On the risk to the region’s growth, the World Bank stated that escalated trade tensions between the United States and China could impact negatively on the region.
“Faster than-expected normalisation of advanced-economy monetary policy could result in sharp reductions in capital inflows, higher financing costs and abrupt exchange-rate depreciation.
“Increased reliance on foreign currency borrowing has
heightened refinancing and interest rate risk in debtor countries,” the noted.
It said domestic risks, in particular, remained elevated, that political uncertainty and a concurrent weakening of economic reforms could continue to weigh on the economic outlook in many countries.

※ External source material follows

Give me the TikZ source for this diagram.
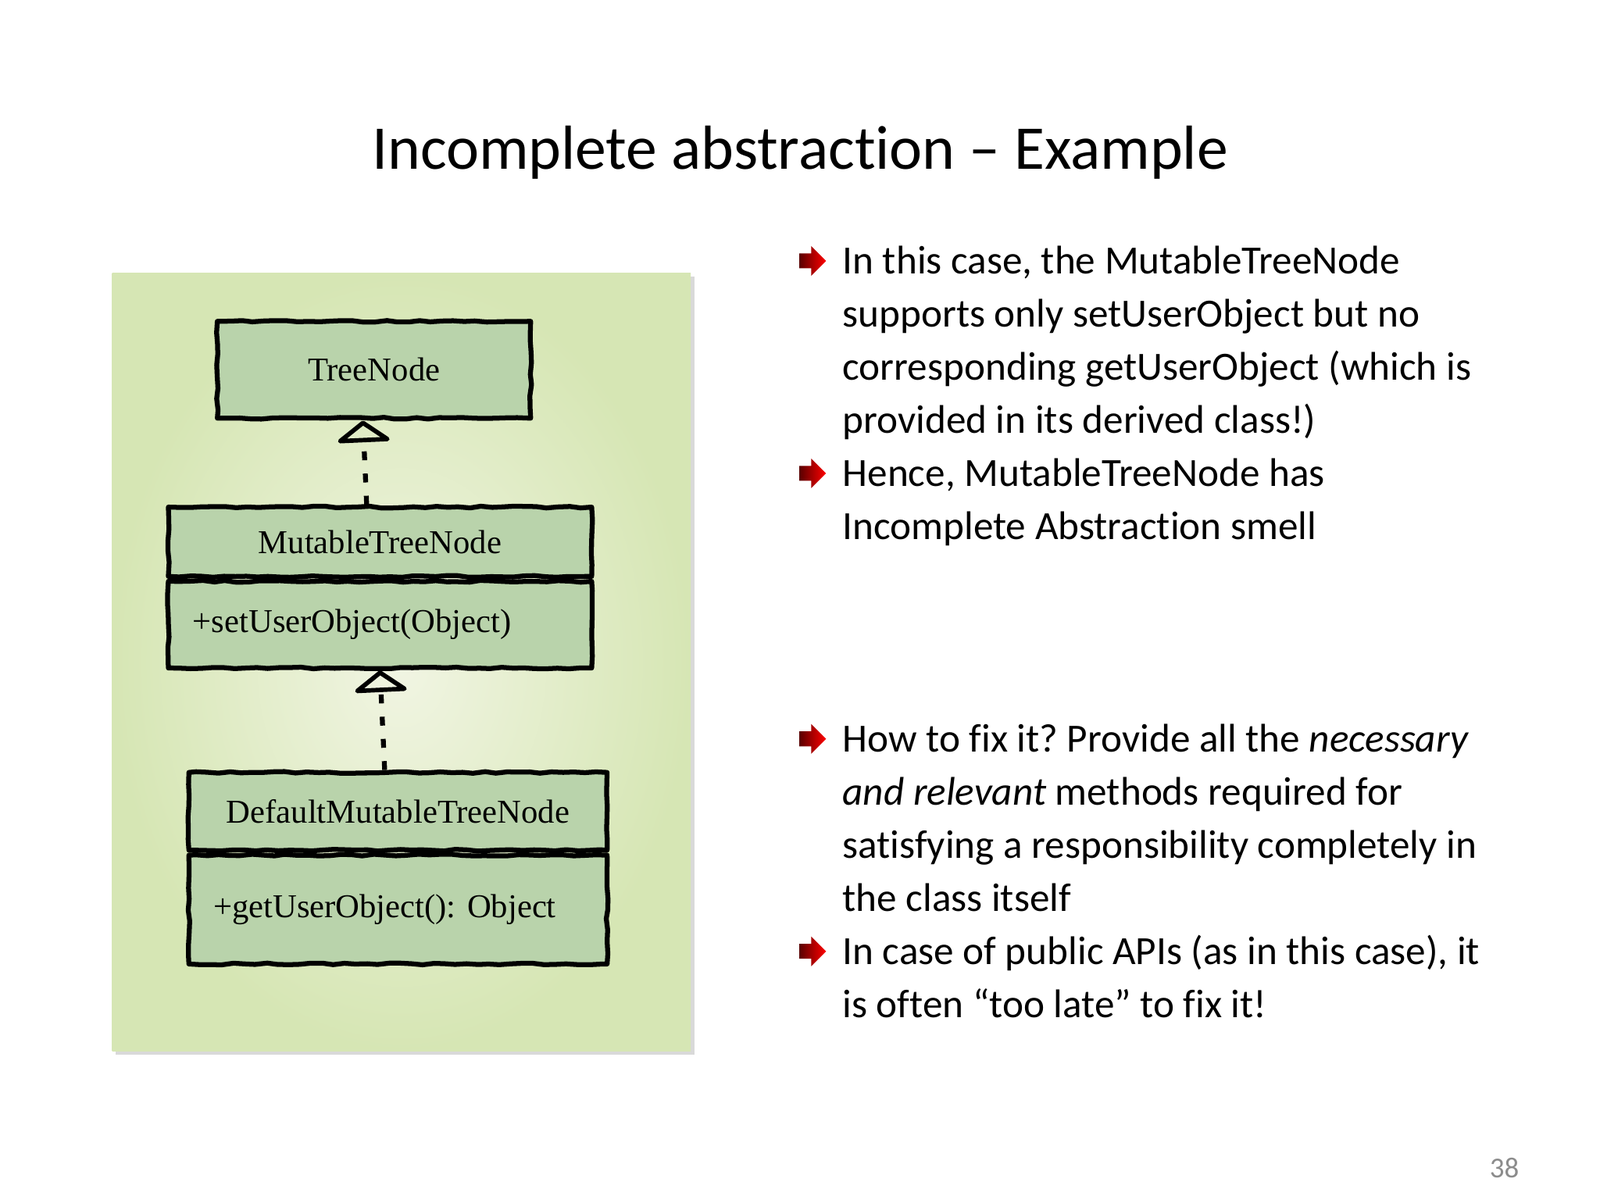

“In countries like Mozambique, Nigeria, and South Africa holding elections in 2019, domestic political considerations could undermine the commitments needed to rein in fiscal deficits, especially where public debt levels are high and rising.
The Bank downgraded global economic growth from 3 per cent in 2018 to 2.9 per cent in 2019 due to trade tensions, rising borrowing costs and persistent policy uncertainties.
Meanwhile Iran on Wednesday vowed to reciprocate after the EU added two Iranian individuals and an Iranian intelligence unit to the bloc’s terrorist list.
EU ministers agreed on Tuesday to add the names to the list and freeze their assets, effective from Wednesday.
The Netherlands accused Iran of two killings on its soil and joined France and Denmark in alleging Tehran plotted other attacks in Europe.
Iran’s Foreign Ministry spokesman Bahram Qassemi called the EU’s actions “illogical” and “surprising”.
“Iran will adopt the necessary measures in response to this move and within the framework of reciprocation,” Qassemi said in a statement published on the ministry’s official website.
Iran has denied any involvement in the alleged plots, saying the accusations were intended to damage EU-Iran relations.
“These listings have been adopted by the Council as part of its response to recent foiled attacks on the European soil,” the European Council said in a statement on Wednesday.
Qassemi, in his statement, accused the EU of supporting “terrorist groups” such as the Mujahedin-e-Khalq Organization (MKO), a group that seeks to overthrow the Iranian government.
The move is in part symbolic since one of the men is in prison in Belgium.
The incident marked the first time the EU has enacted sanctions on Iran since lifting a host of curbs on it three years ago following its 2015 nuclear pact with world powers.